Conmovida, Digna le confiesa que ha comprendido lo mucho que las manipulaciones de Pedro las enfrentaron injustamente. “Tú y yo fuimos sus víctimas. Nos separó, pero sé que eres buena. Te necesito a mi lado.” Irene, conmovida, no puede evitar preguntar si realmente lo dice en serio. Digna asiente con serenidad: “Juntas podremos sanar lo que él rompió.” Pero la paz dura poco. Joaquín llega en ese momento y al ver a Irene, su rostro se endurece. La tensión se palpa. Irene, nerviosa, se levanta. “Será mejor que me vaya”, dice apresurada. Digna la acompaña a la puerta con una sonrisa triste.
A solas, Joaquín no tarda en preguntar con voz áspera: “¿Qué hacía ella aquí?”. Digna intenta calmarlo: “Está arrepentida. Pedro ya murió. Hay que dejar atrás el rencor.” Pero él no puede. “Siempre tengo que ser el bueno. Estoy cansado.” Digna, con ternura, le toma la mano: “Y por eso te quiero, porque eres el bueno. Hazlo por mí, hijo. No permitas que el odio te consuma como consumió a Pedro y a Jesús.” Las palabras de su madre lo golpean en el alma. En silencio, la besa en la mejilla y se va, dejándola pensativa y con el corazón encogido.

Y en otro rincón, la esperanza florece. Cristina y su padre, Pepe, viven un momento lleno de emoción. Ella le habla de la antigua floristería de los abuelos, aquella que representaba los sueños perdidos. “Ese siempre fue tu sueño, papá”, le dice con ternura. Pepe sonríe con nostalgia: “Sí, pero eso fue hace mucho. Ya no es posible.” Pero Cristina lo interrumpe, llena de energía. “Sí lo es. Hablé con los dueños. Van a jubilarse y el local está disponible. Si tú quieres, puede volver a ser tuyo.”
Pepe, sorprendido y emocionado, no entiende cómo podría hacerlo sin dinero. Entonces ella revela el secreto: el dinero usado para el traspaso es el mismo que él había enviado en el pasado, el que provenía de Don Pedro. “Lo conservé porque sabía que era tu forma de decirnos que no te habías rendido”, le confiesa. Pepe, conmovido, la mira con lágrimas. “En el pasado fui cobarde, pero ahora quiero recuperar lo perdido.” Cristina le toma las manos y le responde con firmeza: “No, papá, tú fuiste valiente. Renunciaste a todo por nosotras.”
Padre e hija se funden en un abrazo que lo dice todo. Es un momento de redención, de amor puro y esperanza. Pepe sonríe, agradecido, y susurra: “Gracias, hija.” Cristina responde con dulzura: “Ahora es mi turno de cuidar de ti.” Juntos sellan un pacto silencioso: dejar atrás el dolor y construir un futuro nuevo.

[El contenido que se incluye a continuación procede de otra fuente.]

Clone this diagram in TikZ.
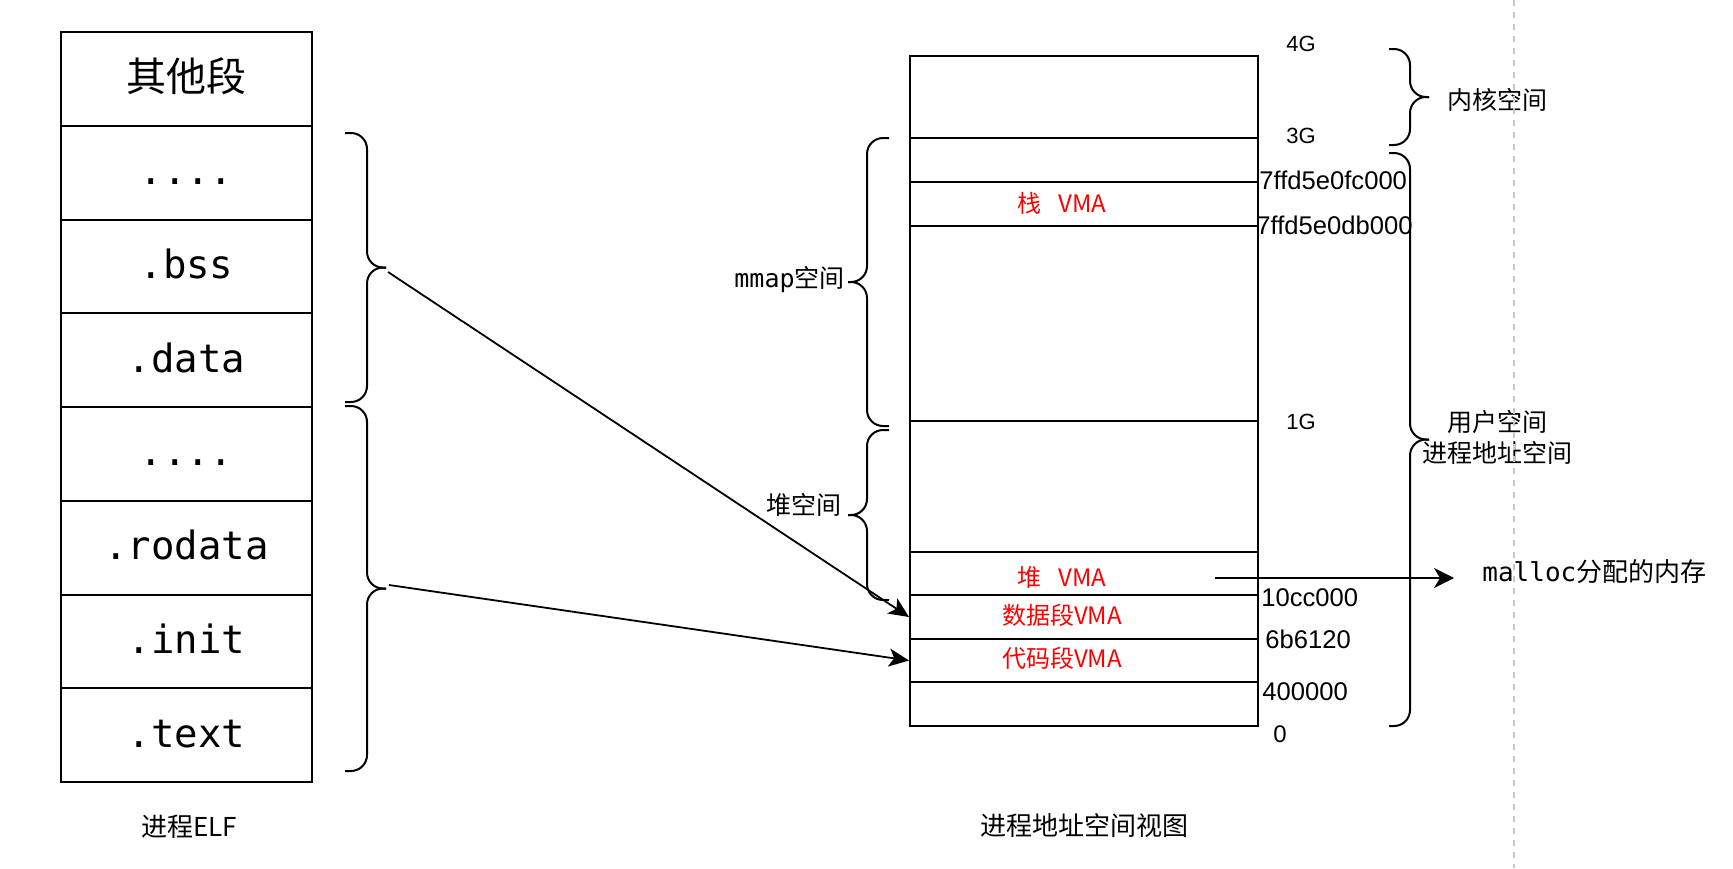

Así, mientras en la fábrica el peligro avanza implacable y el destino de Andrés pende de un hilo, en otras partes los corazones se reconcilian, los lazos se reanudan y los sueños renacen. Pero la noche aún no termina, y el eco del vapor amenaza con arrastrarlo todo. En Sueños de Libertad, cada emoción, cada lágrima y cada decisión marcarán el rumbo de lo que está por venir.